Songs For A Funeral  was produced in an edition of 144 copies: 48 on white vinyl, a dead edition of 48 on black vinyl and a ghost edition of 48 on transparent vinyl. I regret buying only one (from the ghost edition) as I might be more inclined to scratch off the deaths as they occur if I had a second, pristine copy. 





1. I don't think Modest Mouse have ever made it to the CNN front page before, for example. 
2. In North America, anyway. https://pubmed.ncbi.nlm.nih.gov/20805014/
3. An obvious personal interest of mine. See this work of mine, for example. 
4. Another shared interest. One of the first exhibitions I curated was of artist designed album covers. And preceding that, I produced this catalogue. 
5. A calavera is a representation of a human skull, mostly edible or decorative, handmade from sugar or clay. They are used in the Mexican celebration of the Day of the Dead. 
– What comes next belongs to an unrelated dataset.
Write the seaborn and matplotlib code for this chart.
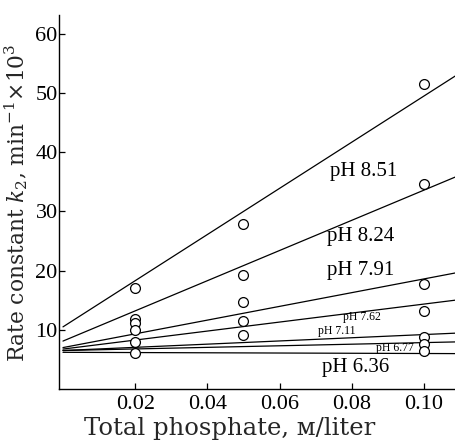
import numpy as np
import pandas as pd
import matplotlib
matplotlib.use("Agg")
import matplotlib.pyplot as plt
import seaborn as sns

# ---- data ----
ph_labels = ["pH 8.51", "pH 8.24", "pH 7.91", "pH 7.62", "pH 7.11", "pH 6.77", "pH 6.36"]
intercepts = [10.5, 8.1, 7.0, 6.75, 6.5, 6.5, 6.2]
slopes = [390, 255, 116, 76, 27, 13.4, -2]

pt_x = [0.02, 0.05, 0.10,
        0.02, 0.05, 0.10,
        0.02, 0.05, 0.10,
        0.02, 0.05, 0.10,
        0.02, 0.05, 0.10,
        0.10,
        0.02, 0.10]
pt_y = [17.0, 27.8, 51.6,
        11.9, 19.3, 34.7,
        11.2, 14.7, 17.8,
        9.9, 11.5, 13.2,
        7.9, 9.2, 8.75,
        7.6,
        6.0, 6.45]

x_ticks = [0.02, 0.04, 0.06, 0.08, 0.10]
x_ticklabels = ["0.02", "0.04", "0.06", "0.08", "0.10"]
y_ticks = [10, 20, 30, 40, 50, 60]

# ---- style ----
sns.set_theme(style="ticks")
plt.rcParams["font.family"] = ["Liberation Serif", "DejaVu Serif"]
plt.rcParams["mathtext.fontset"] = "custom"
plt.rcParams["mathtext.rm"] = "DejaVu Serif"
plt.rcParams["mathtext.it"] = "DejaVu Serif:italic"

fig = plt.figure(figsize=(4.56, 4.41), dpi=100)
ax = fig.add_axes([0.1294, 0.1179, 0.8706, 0.8481])

xmin, xmax = -0.0011, 0.1089
ymin, ymax = 0, 63.2

# lines
rows = []
for lab, b, m in zip(ph_labels, intercepts, slopes):
    for xv in (0.0, xmax):
        rows.append({"x": xv, "y": b + m * xv, "ph": lab})
lines_df = pd.DataFrame(rows)
sns.lineplot(data=lines_df, x="x", y="y", units="ph", estimator=None,
             color="black", lw=0.9, ax=ax, legend=False)

pts_df = pd.DataFrame({"x": pt_x, "y": pt_y})
sns.scatterplot(data=pts_df, x="x", y="y", ax=ax, s=50, marker="o",
                facecolor="white", edgecolor="black", linewidth=0.9, zorder=3)

# labels on lines
label_pos = [(0.0834, 36.8, 15), (0.0826, 25.8, 15), (0.0826, 20.1, 15),
             (0.0828, 12.2, 8.5), (0.0759, 9.8, 8.5), (0.0920, 6.9, 8.5),
             (0.0812, 3.7, 15)]
for lab, (lx, ly, fs) in zip(ph_labels, label_pos):
    ax.text(lx, ly, lab, ha="center", va="center", fontsize=fs, color="black")

ax.set_xlim(xmin, xmax)
ax.set_ylim(ymin, ymax)
ax.set_xticks(x_ticks)
ax.set_xticklabels(x_ticklabels)
ax.set_yticks(y_ticks)
ax.tick_params(axis="both", direction="in", length=4, width=0.9,
               labelsize=16, colors="black")
ax.tick_params(axis="x", pad=4)
ax.tick_params(axis="y", pad=1)
for s in ["top", "right"]:
    ax.spines[s].set_visible(False)
for s in ["left", "bottom"]:
    ax.spines[s].set_color("black")
    ax.spines[s].set_linewidth(1.0)

xl = ax.set_xlabel("Total phosphate, м/liter", fontsize=16, family="DejaVu Serif")
yl = ax.set_ylabel("Rate constant $k_2$, min$^{-1}$$\\times$10$^{3}$", fontsize=16,
                   family="DejaVu Serif")
ax.xaxis.set_label_coords(0.431, -0.076)
ax.yaxis.set_label_coords(-0.072, 0.499)

# fit label widths to the reference
fig.canvas.draw()
r = fig.canvas.get_renderer()
for t, target, horiz in ((xl, 290, True), (yl, 318, False)):
    bb = t.get_window_extent(renderer=r)
    size = bb.width if horiz else bb.height
    t.set_fontsize(t.get_fontsize() * target / size)

fig.savefig("out.png", dpi=100, facecolor="white")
6. Many of them threatened lawsuits: Lucille Ball, Farrah Fawcett, Liza Minnelli (representing Judy Garland, her mother), Raquel Welch, and the estate of Marilyn Monroe all threatened to sue for the use of their likenesses without permission. The record was quickly reissued with the celebrity images removed and the phrase "Pardon our appearance – cover under reconstruction" in their stead. 
7. Sgt Peppers is ground zero for Paul-Is-Dead clues many of them involving the funeral-like cover portrait. For example, the yellow flowers at the bottom right are said to be in the shape of Paul's bass guitar and spell out the name PAUL, followed by a question mark. McCartney is seen wearing what looks like an OPP badge (Ontario Provincial Police, for some reason) but it is purported to actually read OPD (officially pronounced dead), etc. etc. 
8. TAXI is a marketing communications company that was founded in 1992 in Montreal. In 2009, it was awarded Platinum status by Deloitte based on six consecutive years among Canada's 50 Best Managed Companies. The following year, TAXI was named Agency of the Decade by Toronto-based Strategy magazine.
9. Memento Mori is an artistic trope acting as a reminder of the inevitability of death. It's translation from Latin is "remember that you have to die".